How do you balance latency and throughput trade-offs when designing a model serving system?
Latency is the time to serve a single request; throughput is the number of requests served per second. They are in tension because batching requests improves GPU utilization and throughput but adds queuing delay. The design goal is to meet the latency SLA at the highest possible throughput.
How to think about it
Latency (p50, p95, p99) is what users experience. Throughput (requests per second, tokens per second) determines cost efficiency. On GPU hardware they conflict: a batch of 32 inputs uses the same kernel launch overhead as a batch of 1, so larger batches amortize fixed costs and raise throughput — but items in the batch must wait for the batch to fill before processing starts, raising latency.
Key levers:
Dynamic batching — accept requests for up to max_wait_ms or max_batch_size, whichever comes first. NVIDIA Triton, TorchServe, and vLLM all implement this. Tune max_wait_ms to keep p99 latency within SLA while saturating GPU cores.
Model concurrency — run multiple model instances on the same GPU (MIG partitioning or multiple CUDA streams). Increases throughput without increasing per-request latency when requests are small.
Continuous batching (LLMs) — instead of waiting for an entire batch to finish decoding, slot in new requests as positions free up. vLLM’s PagedAttention implements this, raising throughput by 3–10x for generation workloads.
Async pre/post-processing — tokenization, feature lookup, and response serialization on CPU threads should not block GPU inference. Pipeline stages overlap on separate threads.

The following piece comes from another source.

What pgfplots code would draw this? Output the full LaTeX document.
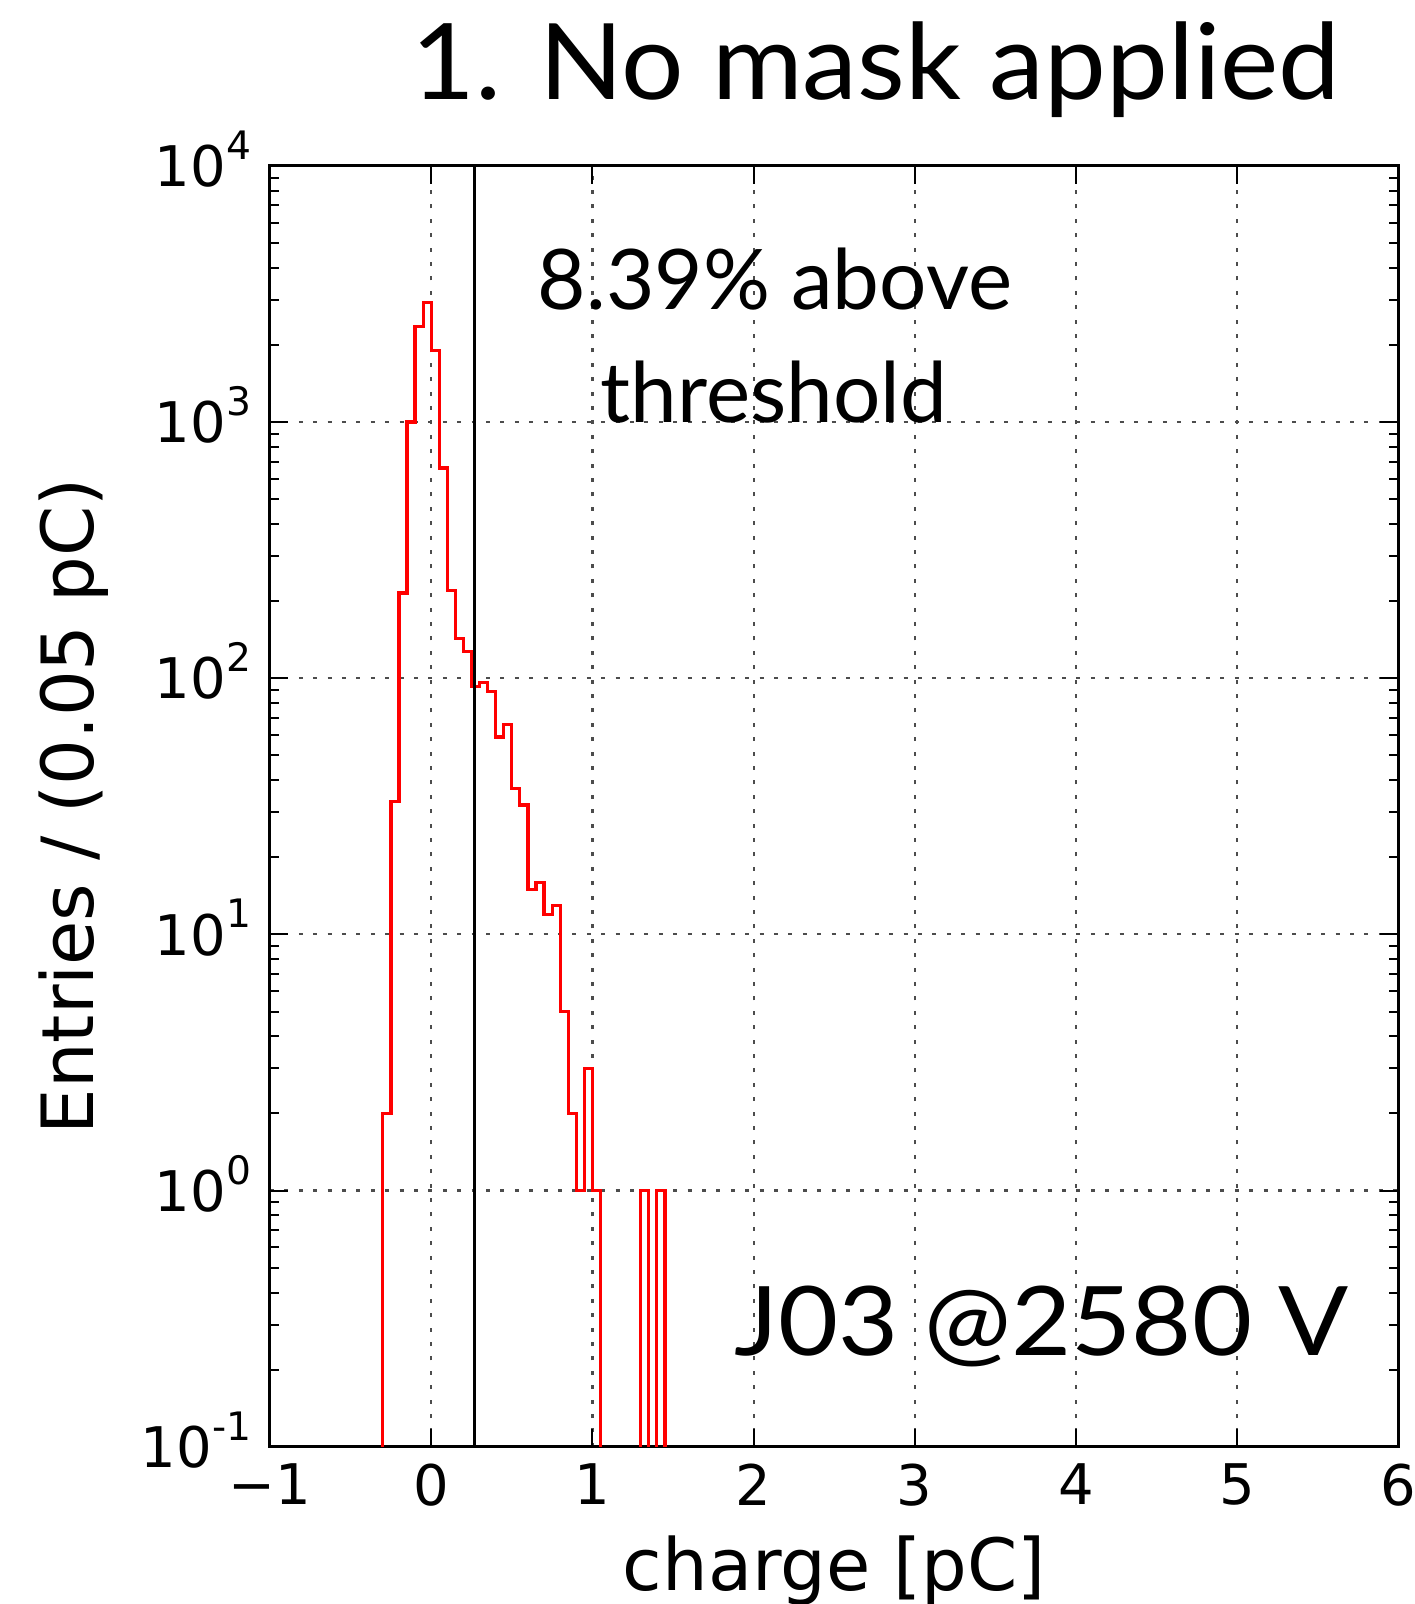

# Triton dynamic batching config (config.pbtxt)
dynamic_batching {
preferred_batch_size: [8, 16, 32]
max_queue_delay_microseconds: 5000 # 5 ms max wait
}
instance_group [{ count: 2, kind: KIND_GPU }]
# Measure throughput vs latency with locust or wrk
wrk -t4 -c64 -d60s --latency http://localhost:8080/predict
# Adjust concurrency until p99 crosses your SLA — that is your operating point
Capacity planning rule of thumb: target GPU utilization at 70–80 %. Below 60 % you are over-provisioned; above 85 % queuing latency spikes non-linearly.